NICE guidelines for lipid lowering

Clinical Question

What does the British National Institute of Clinical Effectiveness (NICE) recommend regarding the treatment of patients at risk for cardiovascular disease and elevated lipid levels?

Bottom Line

It's the baseline risk, not the baseline lipid levels, that is of primary importance when making decisions about lipid lowering treatment, according to NICE. For patients with elevated lipids but without heart disease, the guidelines suggest initiating treatment only if patients have a 10-year risk of 20%. A calculator is available to calculate this risk in Essential Evidence Plus. For this primary prevention, they suggest a hands-off approach of treating with simvastatin 40 mg daily and not checking follow-up cholesterol. For patients with heart disease, they suggest starting with the same dose but checking response and increasing the dose when necessary. They apply these guidelines to men and women, though cholesterol treatment in women has not been shown to be decrease mortality. (LOE = 5)

Reference

Cooper A, O'Flynn N. Risk assessment and lipid modification for primary and secondary prevention of cardiovascular disease: summary of NICE guidance. BMJ 2008;336:1246-1248.  [PMID:18511800]

Study Design

Practice guideline

Funding

Government

Setting

Various (guideline)

Synopsis

The British NICE guidelines are derived from systematic reviews, supplemented, when minimal evidence is available, with recommendations based on expert opinion. These guidelines move away from "if cholesterol is high, lower it" to a more nuanced approach, focusing on patients' risk for CV disease. This approach makes sense, given that most people would not qualify for the studies that have been conducted on cholesterol-lowering drugs (Arch Intern Med 2001;161:949-54).

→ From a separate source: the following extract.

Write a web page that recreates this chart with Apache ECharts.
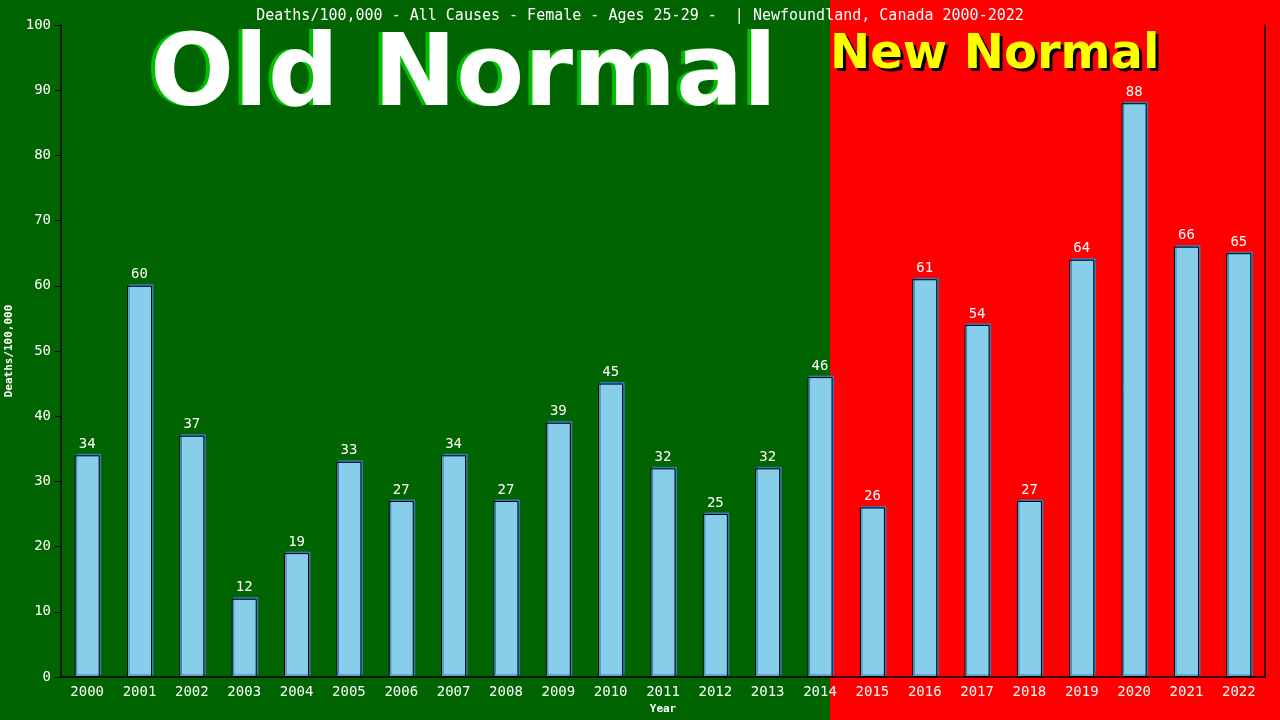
<!DOCTYPE html>
<html><head><meta charset="utf-8">
<script src="https://cdn.jsdelivr.net/npm/echarts@6/dist/echarts.min.js"></script>
<style>html,body{margin:0;padding:0;background:#006400}#c{width:1280px;height:720px}</style>
</head><body><div id="c"></div>
<script>
const years = ['2000','2001','2002','2003','2004','2005','2006','2007','2008','2009','2010','2011','2012','2013','2014','2015','2016','2017','2018','2019','2020','2021','2022'];
const deaths = [34,60,37,12,19,33,27,34,27,39,45,32,25,32,46,26,61,54,27,64,88,66,65];
const yTicks = [0,10,20,30,40,50,60,70,80,90,100];
const titleText = 'Deaths/100,000 - All Causes - Female - Ages 25-29 -  | Newfoundland, Canada 2000-2022';
const mono = '"DejaVu Sans Mono", monospace';
const bigFont = 'bold 99px "DejaVu Sans"';
const midFont = 'bold 48px "DejaVu Sans"';

const chart = echarts.init(document.getElementById('c'));
chart.setOption({
  backgroundColor: '#006400',
  animation: false,
  title: { text: titleText, left: 'center', top: 4,
    textStyle: { color: '#fff', fontFamily: mono, fontSize: 15, fontWeight: 'normal' } },
  graphic: [
    { type: 'rect', z: -10, shape: { x: 830, y: 0, width: 450, height: 720 }, style: { fill: '#ff0000' } },
    { type: 'text', z: 4, x: 146, y: 30, style: { text: 'Old Normal', fill: '#00c000', font: bigFont } },
    { type: 'text', z: 5, x: 150, y: 30, style: { text: 'Old Normal', fill: '#fff', font: bigFont } },
    { type: 'text', z: 4, x: 833, y: 35, style: { text: 'New Normal', fill: '#000', font: midFont } },
    { type: 'text', z: 5, x: 830, y: 32, style: { text: 'New Normal', fill: '#ffff00', font: midFont } }
  ],
  grid: { left: 61, right: 15, top: 25, bottom: 43, outerBoundsMode: 'none', containLabel: false },
  xAxis: {
    type: 'category', data: years,
    name: 'Year', nameLocation: 'middle', nameGap: 26,
    nameTextStyle: { color: '#fff', fontFamily: mono, fontSize: 11, fontWeight: 'bold' },
    axisLine: { lineStyle: { color: '#000', width: 1.5 } },
    axisTick: { show: false },
    axisLabel: { color: '#fff', fontFamily: mono, fontSize: 14, margin: 8, interval: 0 }
  },
  yAxis: [{
    type: 'value', min: yTicks[0], max: yTicks[yTicks.length-1], interval: 10,
    name: 'Deaths/100,000', nameLocation: 'middle', nameGap: 42, nameRotate: 90,
    nameTextStyle: { color: '#fff', fontFamily: mono, fontSize: 11, fontWeight: 'bold' },
    splitLine: { show: false },
    axisLine: { show: true, lineStyle: { color: '#000', width: 1.5 } },
    axisTick: { show: true, length: 6, lineStyle: { color: '#000' } },
    axisLabel: { color: '#fff', fontFamily: mono, fontSize: 14, margin: 10 }
  }, {
    type: 'value', min: 0, max: 100, interval: 10, position: 'right',
    splitLine: { show: false },
    axisLine: { show: true, lineStyle: { color: '#000', width: 1.5 } },
    axisTick: { show: false }, axisLabel: { show: false }
  }],
  series: [{
    type: 'bar', data: deaths, barWidth: 25,
    itemStyle: { color: '#87ceeb', borderColor: '#000', borderWidth: 1,
      shadowColor: '#3a7ab8', shadowOffsetX: 1.5, shadowOffsetY: -1.5, shadowBlur: 0 },
    label: { show: true, position: 'top', distance: 4, color: '#fff', fontFamily: mono, fontSize: 14 }
  }]
});
</script></body></html>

For patients without pre-existing heart disease, the guidelines emphasize establishing their 10 year risk using a calculator based on the Framingham data (see Essential Evidence Plus) and treating only patients with a risk level of at least 20%. Adding their own spin to this risk calculation, they suggest increasing the risk estimate by 1.5 if the patient has one first-degree relative with premature heart disease, and doubling it if they have two first-degree relatives with premature heart disease. In a much more hands-off approach, the guidelines suggest treating patients meeting with this criteria with simvastatin 40 mg and -- ! -- not checking response to therapy or increasing the dose. Adopting this approach will require quite a culture change in the U.S. For secondary prevention in patients with pre-existing heart disease, the guidelines suggest starting with simvastatin 40 mg daily and increasing the dose if the patient's total cholesterol does not decrease to < 155 mg/dl (4.0 mmol/l) or low density lipoprotein <77 mg/dl (2.0 mmol/l). The guidelines suggest these approaches for men and women, even though cholesterol lowering has not been shown to be decrease mortality in women (JAMA. 2004;291:2243-2252, Lancet 2007; 369: 168-169).